Transcribe the records that follow in their entirety, omitting any pictures.
**** INPUT DATA ****
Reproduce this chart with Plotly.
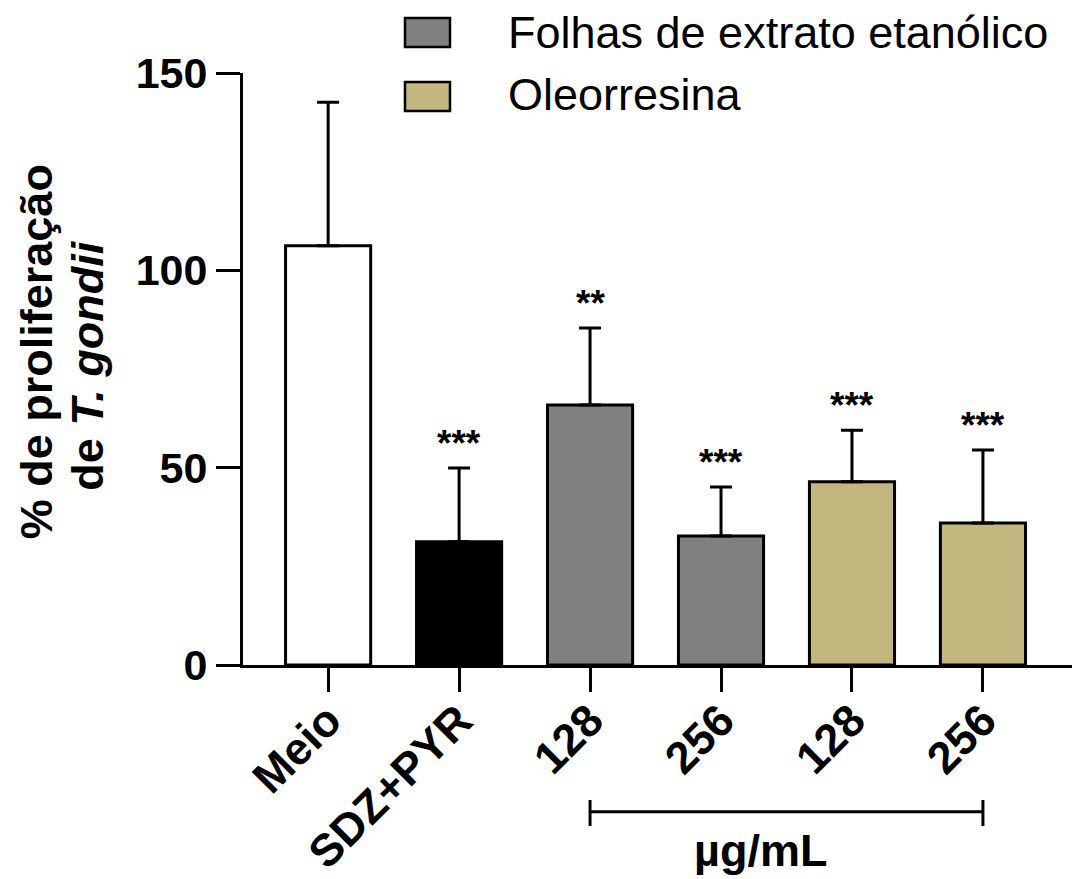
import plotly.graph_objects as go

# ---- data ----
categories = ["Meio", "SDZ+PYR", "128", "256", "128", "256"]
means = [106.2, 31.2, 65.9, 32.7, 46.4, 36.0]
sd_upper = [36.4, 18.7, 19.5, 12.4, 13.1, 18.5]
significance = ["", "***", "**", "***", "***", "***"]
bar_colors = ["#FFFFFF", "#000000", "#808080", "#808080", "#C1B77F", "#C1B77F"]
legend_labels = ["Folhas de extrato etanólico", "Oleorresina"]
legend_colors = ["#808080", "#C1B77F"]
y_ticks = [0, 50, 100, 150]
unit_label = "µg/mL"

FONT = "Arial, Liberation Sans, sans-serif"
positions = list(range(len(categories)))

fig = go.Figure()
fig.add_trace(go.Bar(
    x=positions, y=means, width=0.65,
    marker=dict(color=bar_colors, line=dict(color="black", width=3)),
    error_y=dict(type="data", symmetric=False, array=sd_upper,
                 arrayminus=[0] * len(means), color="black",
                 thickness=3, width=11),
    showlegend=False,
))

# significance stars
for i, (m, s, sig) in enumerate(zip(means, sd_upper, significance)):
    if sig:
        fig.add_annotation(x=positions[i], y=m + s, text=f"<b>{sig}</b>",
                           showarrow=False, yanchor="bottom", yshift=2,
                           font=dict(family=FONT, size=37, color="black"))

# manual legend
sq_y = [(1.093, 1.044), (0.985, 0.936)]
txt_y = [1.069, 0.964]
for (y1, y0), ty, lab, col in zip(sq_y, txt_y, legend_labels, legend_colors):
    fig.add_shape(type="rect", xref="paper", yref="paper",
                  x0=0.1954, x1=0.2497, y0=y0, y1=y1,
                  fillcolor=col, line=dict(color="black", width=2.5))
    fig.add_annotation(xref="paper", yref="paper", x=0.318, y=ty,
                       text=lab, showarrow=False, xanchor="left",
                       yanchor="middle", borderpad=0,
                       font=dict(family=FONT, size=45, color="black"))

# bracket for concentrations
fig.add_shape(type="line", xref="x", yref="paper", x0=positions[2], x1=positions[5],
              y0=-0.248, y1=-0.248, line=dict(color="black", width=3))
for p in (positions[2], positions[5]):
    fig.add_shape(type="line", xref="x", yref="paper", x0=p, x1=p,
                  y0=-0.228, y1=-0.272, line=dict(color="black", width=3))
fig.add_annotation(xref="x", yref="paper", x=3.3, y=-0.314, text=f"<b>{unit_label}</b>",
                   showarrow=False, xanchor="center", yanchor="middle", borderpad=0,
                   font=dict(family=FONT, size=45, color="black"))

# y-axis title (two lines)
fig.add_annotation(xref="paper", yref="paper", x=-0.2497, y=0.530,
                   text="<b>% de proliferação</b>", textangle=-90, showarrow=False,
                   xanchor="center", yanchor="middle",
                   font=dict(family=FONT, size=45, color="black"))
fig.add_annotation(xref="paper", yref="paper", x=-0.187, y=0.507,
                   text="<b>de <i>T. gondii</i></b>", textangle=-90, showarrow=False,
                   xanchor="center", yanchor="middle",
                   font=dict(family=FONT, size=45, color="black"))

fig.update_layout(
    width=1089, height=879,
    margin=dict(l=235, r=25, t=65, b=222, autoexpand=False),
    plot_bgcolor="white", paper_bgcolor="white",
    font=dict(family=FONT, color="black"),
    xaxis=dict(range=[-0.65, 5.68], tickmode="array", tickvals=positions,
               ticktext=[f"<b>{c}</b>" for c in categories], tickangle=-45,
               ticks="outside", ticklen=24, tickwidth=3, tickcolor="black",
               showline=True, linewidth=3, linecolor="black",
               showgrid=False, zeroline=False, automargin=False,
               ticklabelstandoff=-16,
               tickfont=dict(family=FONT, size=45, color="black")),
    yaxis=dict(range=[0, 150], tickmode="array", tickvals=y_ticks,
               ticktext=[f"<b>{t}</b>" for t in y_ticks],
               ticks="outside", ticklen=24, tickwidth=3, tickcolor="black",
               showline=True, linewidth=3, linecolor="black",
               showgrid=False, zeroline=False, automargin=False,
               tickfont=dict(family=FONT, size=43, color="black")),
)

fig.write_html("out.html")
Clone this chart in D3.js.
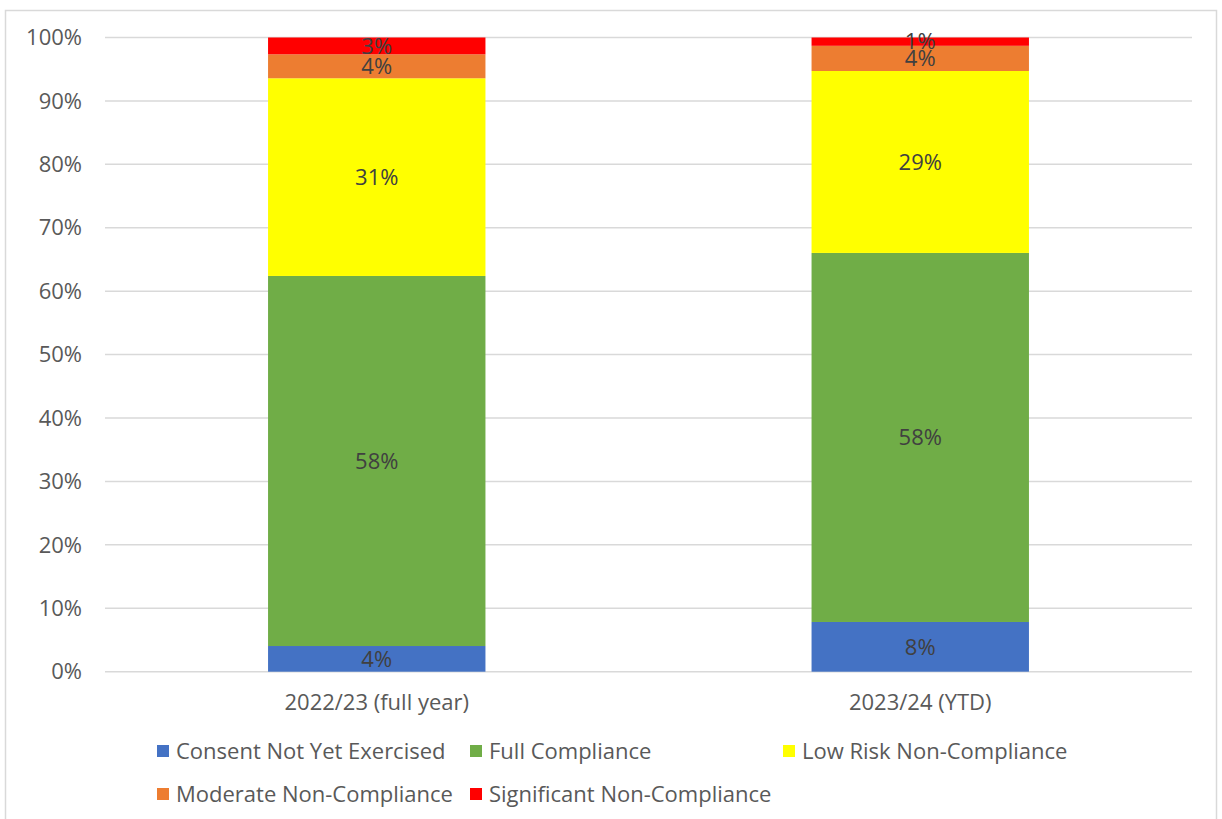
****
WRITTEN SOLUTION:
Reproduce this chart with Plotly.
import plotly.graph_objects as go

# ---- data ----
categories = ["Meio", "SDZ+PYR", "128", "256", "128", "256"]
means = [106.2, 31.2, 65.9, 32.7, 46.4, 36.0]
sd_upper = [36.4, 18.7, 19.5, 12.4, 13.1, 18.5]
significance = ["", "***", "**", "***", "***", "***"]
bar_colors = ["#FFFFFF", "#000000", "#808080", "#808080", "#C1B77F", "#C1B77F"]
legend_labels = ["Folhas de extrato etanólico", "Oleorresina"]
legend_colors = ["#808080", "#C1B77F"]
y_ticks = [0, 50, 100, 150]
unit_label = "µg/mL"

FONT = "Arial, Liberation Sans, sans-serif"
positions = list(range(len(categories)))

fig = go.Figure()
fig.add_trace(go.Bar(
    x=positions, y=means, width=0.65,
    marker=dict(color=bar_colors, line=dict(color="black", width=3)),
    error_y=dict(type="data", symmetric=False, array=sd_upper,
                 arrayminus=[0] * len(means), color="black",
                 thickness=3, width=11),
    showlegend=False,
))

# significance stars
for i, (m, s, sig) in enumerate(zip(means, sd_upper, significance)):
    if sig:
        fig.add_annotation(x=positions[i], y=m + s, text=f"<b>{sig}</b>",
                           showarrow=False, yanchor="bottom", yshift=2,
                           font=dict(family=FONT, size=37, color="black"))

# manual legend
sq_y = [(1.093, 1.044), (0.985, 0.936)]
txt_y = [1.069, 0.964]
for (y1, y0), ty, lab, col in zip(sq_y, txt_y, legend_labels, legend_colors):
    fig.add_shape(type="rect", xref="paper", yref="paper",
                  x0=0.1954, x1=0.2497, y0=y0, y1=y1,
                  fillcolor=col, line=dict(color="black", width=2.5))
    fig.add_annotation(xref="paper", yref="paper", x=0.318, y=ty,
                       text=lab, showarrow=False, xanchor="left",
                       yanchor="middle", borderpad=0,
                       font=dict(family=FONT, size=45, color="black"))

# bracket for concentrations
fig.add_shape(type="line", xref="x", yref="paper", x0=positions[2], x1=positions[5],
              y0=-0.248, y1=-0.248, line=dict(color="black", width=3))
for p in (positions[2], positions[5]):
    fig.add_shape(type="line", xref="x", yref="paper", x0=p, x1=p,
                  y0=-0.228, y1=-0.272, line=dict(color="black", width=3))
fig.add_annotation(xref="x", yref="paper", x=3.3, y=-0.314, text=f"<b>{unit_label}</b>",
                   showarrow=False, xanchor="center", yanchor="middle", borderpad=0,
                   font=dict(family=FONT, size=45, color="black"))

# y-axis title (two lines)
fig.add_annotation(xref="paper", yref="paper", x=-0.2497, y=0.530,
                   text="<b>% de proliferação</b>", textangle=-90, showarrow=False,
                   xanchor="center", yanchor="middle",
                   font=dict(family=FONT, size=45, color="black"))
fig.add_annotation(xref="paper", yref="paper", x=-0.187, y=0.507,
                   text="<b>de <i>T. gondii</i></b>", textangle=-90, showarrow=False,
                   xanchor="center", yanchor="middle",
                   font=dict(family=FONT, size=45, color="black"))

fig.update_layout(
    width=1089, height=879,
    margin=dict(l=235, r=25, t=65, b=222, autoexpand=False),
    plot_bgcolor="white", paper_bgcolor="white",
    font=dict(family=FONT, color="black"),
    xaxis=dict(range=[-0.65, 5.68], tickmode="array", tickvals=positions,
               ticktext=[f"<b>{c}</b>" for c in categories], tickangle=-45,
               ticks="outside", ticklen=24, tickwidth=3, tickcolor="black",
               showline=True, linewidth=3, linecolor="black",
               showgrid=False, zeroline=False, automargin=False,
               ticklabelstandoff=-16,
               tickfont=dict(family=FONT, size=45, color="black")),
    yaxis=dict(range=[0, 150], tickmode="array", tickvals=y_ticks,
               ticktext=[f"<b>{t}</b>" for t in y_ticks],
               ticks="outside", ticklen=24, tickwidth=3, tickcolor="black",
               showline=True, linewidth=3, linecolor="black",
               showgrid=False, zeroline=False, automargin=False,
               tickfont=dict(family=FONT, size=43, color="black")),
)

fig.write_html("out.html")
Clone this chart in D3.js.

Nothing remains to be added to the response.